Write out each line that follows exactly as it stands, without the pictures.
--- Start of Raw data ---
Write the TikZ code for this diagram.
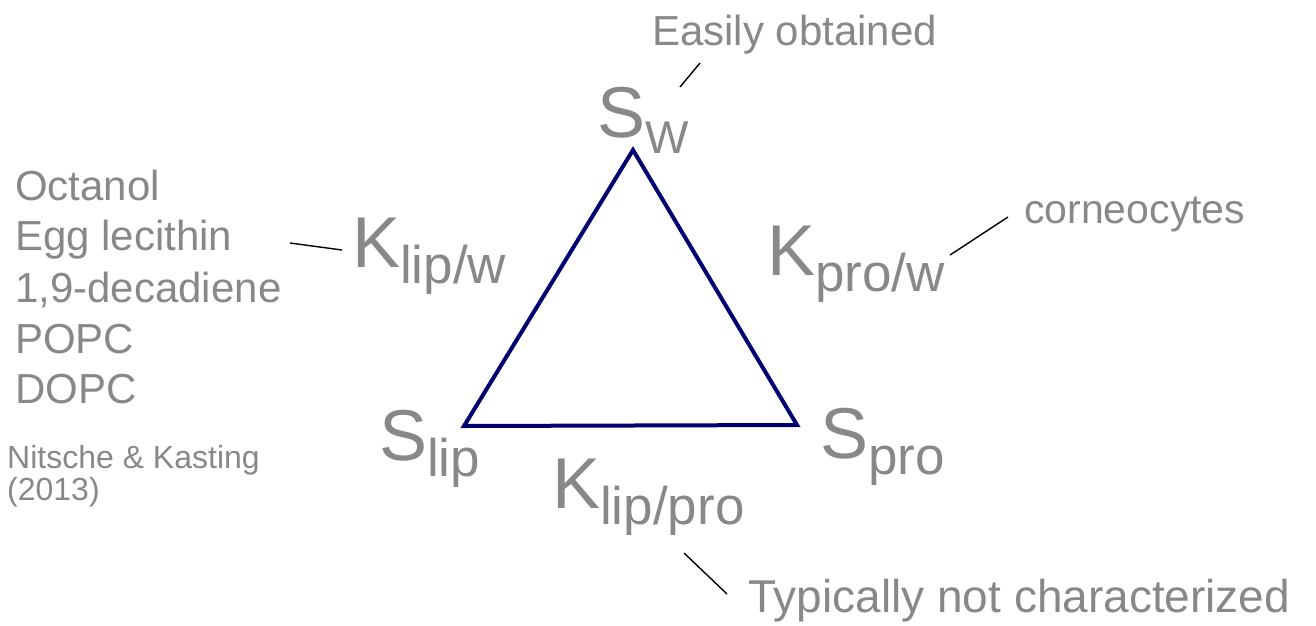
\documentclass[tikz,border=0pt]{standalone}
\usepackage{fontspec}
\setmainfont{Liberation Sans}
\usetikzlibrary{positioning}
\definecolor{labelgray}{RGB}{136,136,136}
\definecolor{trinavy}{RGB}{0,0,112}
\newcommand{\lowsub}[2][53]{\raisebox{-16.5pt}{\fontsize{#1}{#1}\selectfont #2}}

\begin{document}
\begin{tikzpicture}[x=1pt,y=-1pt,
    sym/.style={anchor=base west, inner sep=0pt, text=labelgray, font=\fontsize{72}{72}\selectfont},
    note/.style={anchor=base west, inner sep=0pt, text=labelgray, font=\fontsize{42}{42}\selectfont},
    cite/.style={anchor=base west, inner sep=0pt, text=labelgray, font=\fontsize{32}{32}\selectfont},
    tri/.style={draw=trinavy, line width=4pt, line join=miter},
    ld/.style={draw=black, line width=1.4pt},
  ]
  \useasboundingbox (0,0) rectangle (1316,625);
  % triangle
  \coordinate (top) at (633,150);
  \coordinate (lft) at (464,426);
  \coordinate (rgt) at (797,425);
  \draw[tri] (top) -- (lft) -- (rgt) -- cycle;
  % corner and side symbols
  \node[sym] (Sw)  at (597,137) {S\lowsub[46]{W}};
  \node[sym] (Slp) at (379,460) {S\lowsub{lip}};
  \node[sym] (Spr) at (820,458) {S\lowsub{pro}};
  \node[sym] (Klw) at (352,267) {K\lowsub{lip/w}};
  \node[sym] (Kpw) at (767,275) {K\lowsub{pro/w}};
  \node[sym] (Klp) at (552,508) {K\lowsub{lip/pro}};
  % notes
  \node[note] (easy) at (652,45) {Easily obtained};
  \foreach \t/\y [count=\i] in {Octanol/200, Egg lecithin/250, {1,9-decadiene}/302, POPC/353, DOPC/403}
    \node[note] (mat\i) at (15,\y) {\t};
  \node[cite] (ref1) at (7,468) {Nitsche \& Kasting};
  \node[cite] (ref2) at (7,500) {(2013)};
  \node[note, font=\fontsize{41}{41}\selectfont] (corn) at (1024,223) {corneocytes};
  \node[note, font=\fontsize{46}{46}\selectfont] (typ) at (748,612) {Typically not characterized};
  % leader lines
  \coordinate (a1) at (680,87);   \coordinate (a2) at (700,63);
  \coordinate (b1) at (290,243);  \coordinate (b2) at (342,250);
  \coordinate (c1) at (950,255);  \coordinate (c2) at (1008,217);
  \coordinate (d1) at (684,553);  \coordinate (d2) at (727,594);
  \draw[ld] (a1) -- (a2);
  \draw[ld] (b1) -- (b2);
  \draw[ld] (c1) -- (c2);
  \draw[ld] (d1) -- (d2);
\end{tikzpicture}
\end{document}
--- End of Raw data ---
## Expected answer
Write the TikZ code for this diagram.
\documentclass[tikz,border=0pt]{standalone}
\usepackage{fontspec}
\setmainfont{Liberation Sans}
\usetikzlibrary{positioning}
\definecolor{labelgray}{RGB}{136,136,136}
\definecolor{trinavy}{RGB}{0,0,112}
\newcommand{\lowsub}[2][53]{\raisebox{-16.5pt}{\fontsize{#1}{#1}\selectfont #2}}

\begin{document}
\begin{tikzpicture}[x=1pt,y=-1pt,
    sym/.style={anchor=base west, inner sep=0pt, text=labelgray, font=\fontsize{72}{72}\selectfont},
    note/.style={anchor=base west, inner sep=0pt, text=labelgray, font=\fontsize{42}{42}\selectfont},
    cite/.style={anchor=base west, inner sep=0pt, text=labelgray, font=\fontsize{32}{32}\selectfont},
    tri/.style={draw=trinavy, line width=4pt, line join=miter},
    ld/.style={draw=black, line width=1.4pt},
  ]
  \useasboundingbox (0,0) rectangle (1316,625);
  % triangle
  \coordinate (top) at (633,150);
  \coordinate (lft) at (464,426);
  \coordinate (rgt) at (797,425);
  \draw[tri] (top) -- (lft) -- (rgt) -- cycle;
  % corner and side symbols
  \node[sym] (Sw)  at (597,137) {S\lowsub[46]{W}};
  \node[sym] (Slp) at (379,460) {S\lowsub{lip}};
  \node[sym] (Spr) at (820,458) {S\lowsub{pro}};
  \node[sym] (Klw) at (352,267) {K\lowsub{lip/w}};
  \node[sym] (Kpw) at (767,275) {K\lowsub{pro/w}};
  \node[sym] (Klp) at (552,508) {K\lowsub{lip/pro}};
  % notes
  \node[note] (easy) at (652,45) {Easily obtained};
  \foreach \t/\y [count=\i] in {Octanol/200, Egg lecithin/250, {1,9-decadiene}/302, POPC/353, DOPC/403}
    \node[note] (mat\i) at (15,\y) {\t};
  \node[cite] (ref1) at (7,468) {Nitsche \& Kasting};
  \node[cite] (ref2) at (7,500) {(2013)};
  \node[note, font=\fontsize{41}{41}\selectfont] (corn) at (1024,223) {corneocytes};
  \node[note, font=\fontsize{46}{46}\selectfont] (typ) at (748,612) {Typically not characterized};
  % leader lines
  \coordinate (a1) at (680,87);   \coordinate (a2) at (700,63);
  \coordinate (b1) at (290,243);  \coordinate (b2) at (342,250);
  \coordinate (c1) at (950,255);  \coordinate (c2) at (1008,217);
  \coordinate (d1) at (684,553);  \coordinate (d2) at (727,594);
  \draw[ld] (a1) -- (a2);
  \draw[ld] (b1) -- (b2);
  \draw[ld] (c1) -- (c2);
  \draw[ld] (d1) -- (d2);
\end{tikzpicture}
\end{document}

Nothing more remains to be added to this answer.